Like hikes. Trails. Rangers mark out the line. Easy incline. Railings. Good scenery. Safe. Real, but catered. See, the real forest is dangerous. Sharp rocks and teeth. Dangerous because it’s not a good ride, always. Sizzles the brain something fierce, and you get thirsty as hell afters, but when you ride, oh baby, when you ride you see something terrible.

You can run from it, and then you have a bad trip. Or you embrace it. You take the truth like medicine. Trail without the rails. Then it’s wonderful. You have to embrace it, or else the horrible stays horrible. Worms eat you. Teeth poison you. Fingers pierce the skin and pull you apart in nightmares.

But you smile, and see the truth, then it’s angels carving out the bad parts. So you can see. When you see, you know, and that takes back the power. Cogs come out of your stomach. You see the slick oil and lubrication at makes it all grind together. If you’re really good, you can look past yourself.

Not everyone likes a bad experience. That’s how they get you by the cheek. If you aren’t happy, you know it’s real.

Pills in the stomach. Thick and hard like a rock. No pills unless you want to travel. Like far. Most just pressed. No gelcaps. Some grind up for a snort; Oz doesn’t like that. Make the nose itch. All for what? Quicker? Oz is patient. We all sizzle, Binny’s circle. Binny just smokes, he’s a real sage, but Cindy and Leon and Ribber and Darla and JJ when he was here, we all partake.

“Why not?” said Cindy. “What’s here that’s the same there? Rather dream kaleidoscope stars than stare at glow-in-the-dark ceiling stickers.”

“Might as well,” JJ said, before he left. Angry. “God, need to unwind. God. It’s hard out there, you know. You layabouts got it so easy. God.

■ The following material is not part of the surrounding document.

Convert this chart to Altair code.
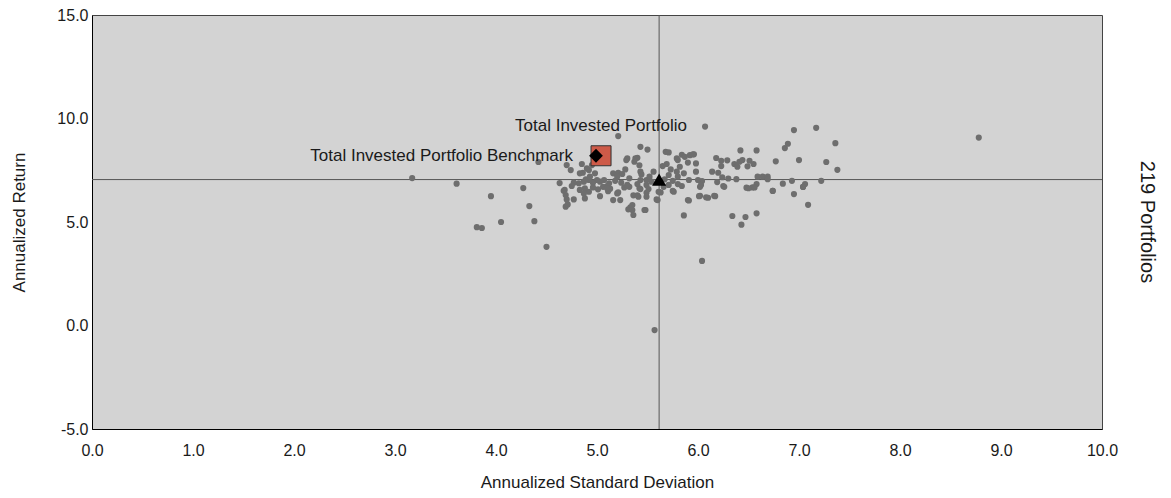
import altair as alt
import pandas as pd

# ---- data ----
sd_values = [
    3.17, 3.61, 3.95, 3.81, 3.86, 4.05, 4.27, 4.33, 4.38, 4.50, 4.42, 4.63, 5.57, 6.04, 8.78,
    6.07, 6.95, 7.17, 7.36, 6.86, 6.89, 7.27, 7.38, 7.00, 6.77, 6.58, 6.42, 6.18, 6.23, 6.29,
    6.23, 6.14, 6.20, 6.36, 6.39, 6.41, 6.44, 6.51, 6.55, 6.49, 6.24, 6.30, 6.38, 6.19, 6.25,
    6.04, 6.02, 6.02, 6.08, 6.16, 6.48, 6.54, 6.58, 6.59, 6.64, 6.69, 6.69, 6.74, 6.84, 6.93,
    6.95, 7.04, 7.06, 7.22, 7.09, 6.34, 6.47, 6.43, 6.58, 6.26, 6.10,
    5.21, 5.43, 5.50, 5.68, 5.71, 5.40, 5.29, 5.37, 5.42, 4.85, 4.95, 4.92, 4.86, 4.98, 5.16,
    5.21, 5.25, 5.28, 5.43, 5.44, 5.56, 5.65, 5.69, 5.73, 5.80, 5.84, 5.87, 5.92, 5.96, 5.90,
    5.98, 5.82, 5.79, 5.86, 5.98, 5.80, 5.75, 5.91, 6.00, 6.03, 5.76, 5.90, 6.01, 5.86, 5.61,
    5.59, 5.49, 5.49, 5.48, 5.42, 5.36, 5.40, 5.33, 5.35, 5.36, 5.32, 5.32, 5.24, 5.20, 5.18,
    5.12, 5.10, 5.13, 5.07, 5.03, 5.00, 4.96, 4.92, 4.89, 4.87, 4.82, 4.77, 4.75, 4.68, 4.69,
    4.70, 4.69, 4.77, 4.88, 4.92, 4.88, 5.01, 5.03, 5.06, 5.11, 5.16, 5.23, 5.20, 5.27, 5.43,
    5.40, 5.49, 5.54, 5.52, 5.71, 5.67, 5.71, 5.66, 5.80, 5.84, 5.30, 4.96, 4.83, 4.87,
    4.71, 4.67, 5.31, 5.35, 5.47, 5.60, 5.49, 5.41, 5.43, 5.51, 5.75, 5.91, 6.17, 5.63, 5.21,
    5.10, 5.30, 5.38, 5.79, 5.95, 4.70, 4.74, 4.83, 4.90, 4.93, 6.50, 6.56, 6.74, 7.04,
]
ret_values = [
    7.12, 6.85, 6.25, 4.75, 4.71, 5.00, 6.64, 5.77, 5.04, 3.80, 7.90, 6.88, -0.22, 3.12, 9.08,
    9.61, 9.44, 9.55, 8.81, 8.57, 8.78, 7.90, 7.52, 7.99, 7.93, 8.46, 8.46, 8.09, 7.96, 7.98,
    7.70, 7.43, 7.38, 7.80, 7.67, 7.91, 7.99, 7.96, 7.80, 7.69, 7.16, 7.10, 7.07, 6.93, 6.74,
    6.98, 6.70, 6.27, 6.19, 6.27, 6.66, 6.67, 6.83, 7.19, 7.19, 7.19, 7.07, 6.51, 6.85, 6.99,
    6.35, 6.69, 6.83, 6.99, 5.83, 5.29, 5.24, 4.87, 5.42, 6.70, 6.17,
    9.15, 8.63, 8.50, 8.39, 8.36, 8.10, 7.99, 7.91, 7.74, 7.80, 7.75, 7.51, 7.38, 7.35, 7.35,
    7.38, 7.32, 7.54, 7.43, 7.30, 7.43, 7.70, 7.80, 7.54, 7.99, 8.25, 8.15, 8.23, 8.27, 7.87,
    7.83, 7.67, 7.43, 7.35, 7.43, 7.19, 6.99, 7.03, 7.03, 6.79, 6.46, 6.06, 6.25, 5.32, 6.46,
    6.09, 6.79, 6.41, 5.58, 6.63, 6.29, 6.29, 5.71, 5.58, 5.34, 6.70, 7.11, 6.90, 7.19, 6.99,
    6.87, 6.74, 6.61, 7.03, 6.95, 7.03, 6.90, 7.03, 7.06, 6.95, 6.87, 6.90, 6.74, 6.55, 6.30,
    6.09, 5.74, 6.09, 6.14, 6.46, 6.63, 6.58, 6.25, 6.70, 6.49, 6.06, 6.06, 6.38, 6.67, 7.03,
    6.83, 7.03, 6.95, 7.19, 7.27, 7.06, 6.79, 6.70, 6.83, 6.74, 6.79, 6.67, 6.55, 6.38,
    5.85, 6.51, 5.61, 5.82, 5.58, 6.06, 6.22, 6.22, 6.59, 6.59, 6.50, 6.04, 6.25, 6.43, 6.43,
    6.63, 8.07, 8.07, 8.07, 8.27, 7.75, 7.51, 7.35, 7.59, 7.19, 6.63, 6.67, 6.50, 6.70,
]

portfolio_label = ["Total Invested Portfolio"]
portfolio_sd = [5.04]
portfolio_ret = [8.20]

benchmark_label = ["Total Invested Portfolio Benchmark"]
benchmark_sd = [4.99]
benchmark_ret = [8.20]

median_sd = [5.615]
median_ret = [7.05]

count_label = ["219 Portfolios"]

x_ticks = [0, 1, 2, 3, 4, 5, 6, 7, 8, 9, 10]
y_ticks = [-5, 0, 5, 10, 15]

FONT = "Liberation Sans, Arial, sans-serif"
LABEL_EXPR = "datum.value < 0 ? '-' + format(-datum.value, '.1f') : format(datum.value, '.1f')"

xs = alt.Scale(domain=[0, 10], nice=False, zero=False)
ys = alt.Scale(domain=[-5, 15], nice=False, zero=False)

x_axis = alt.Axis(values=x_ticks, labelExpr=LABEL_EXPR, title="Annualized Standard Deviation",
                  labelPadding=13, labelFlush=False, titleY=58, titleBaseline="alphabetic")
y_axis = alt.Axis(values=y_ticks, labelExpr=LABEL_EXPR, title="Annualized Return",
                  labelPadding=4, labelFlush=False, titleX=-73, titleY=207, titleAngle=270,
                  titleBaseline="middle", titleAlign="center")


def X():
    return alt.X("sd:Q", scale=xs, axis=x_axis)


def Y():
    return alt.Y("ret:Q", scale=ys, axis=y_axis)


pts = pd.DataFrame({"sd": sd_values, "ret": ret_values})
port = pd.DataFrame({"sd": portfolio_sd, "ret": portfolio_ret, "label": portfolio_label})
bench = pd.DataFrame({"sd": benchmark_sd, "ret": benchmark_ret, "label": benchmark_label})
med = pd.DataFrame({"sd": median_sd, "ret": median_ret})
cnt = pd.DataFrame({"label": count_label})

vrule = alt.Chart(med).mark_rule(color="#555555", strokeWidth=1).encode(x=X())
hrule = alt.Chart(med).mark_rule(color="#555555", strokeWidth=1).encode(y=Y())

scatter = alt.Chart(pts).mark_circle(size=38, color="#6e6e6e", opacity=1).encode(x=X(), y=Y())

square = alt.Chart(port).mark_point(shape="square", filled=True, size=400, fill="#cd5a48",
                                    stroke="#333333", strokeWidth=1, opacity=1).encode(x=X(), y=Y())
diamond = alt.Chart(bench).mark_point(shape="diamond", filled=True, size=190, color="black",
                                      opacity=1).encode(x=X(), y=Y())
triangle = alt.Chart(med).mark_point(shape="triangle-up", filled=True, size=200, color="black",
                                     opacity=1).encode(x=X(), y=Y())

port_text = alt.Chart(port).mark_text(align="center", baseline="middle", dy=-30, font=FONT,
                                      fontSize=17, color="#1a1a1a").encode(x=X(), y=Y(), text="label:N")
bench_text = alt.Chart(bench).mark_text(align="right", baseline="middle", dx=-23, font=FONT,
                                        fontSize=17, color="#1a1a1a").encode(x=X(), y=Y(), text="label:N")
count_text = alt.Chart(cnt).mark_text(align="center", baseline="middle", angle=90, font=FONT,
                                      fontSize=20, color="#1a1a1a").encode(
    x=alt.value(1055), y=alt.value(207), text="label:N")

chart = alt.layer(vrule, hrule, scatter, square, diamond, triangle, port_text, bench_text, count_text).properties(
    width=1010, height=414,
    autosize=alt.AutoSizeParams(type="none"),
    padding={"left": 84, "top": 7, "right": 61, "bottom": 61},
    background="white",
).configure_view(
    fill="#d3d3d3", stroke="#444444", strokeWidth=1
).configure_axis(
    grid=False, ticks=False, domainColor="#000000", domainWidth=1,
    labelFont=FONT, labelFontSize=16, labelColor="#1a1a1a",
    titleFont=FONT, titleFontSize=17, titleFontWeight="normal", titleColor="#1a1a1a",
)

chart.save("out.html", embed_options={"renderer": "svg", "actions": False})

“Suck in the ultra-violet and swim in x-rays,” Leon sighed. “You know the eye can’t see everything? Whole spectrums of energy pass us by. Can’t see infrared, or ultra-violet, or radiation, or anything, but it’s all there. I can dream I see it, though. I dream I see what’s really there. Eyes wide. Awake when you sleep. Lucid-like. Everything at once.”

Ribber giggles because he’s Ribber. “Like candy, right? It’s all what it’s about. Like hunger bad, like tired bad, like food and sleep good, because it takes away the bad. This shit, this shit gives the good, yeah? No need for the bad, so it’s the real shit.”

“It’s fun,” Darla smiled. Darling Darla, with her fuck-me-hard black lips and tight dress that gripped her thighs. Nut Leon with his shit-eating grin and cigarette stink. Binny and his pipes. Cindy and her sneers. Ribber just giggled. My family.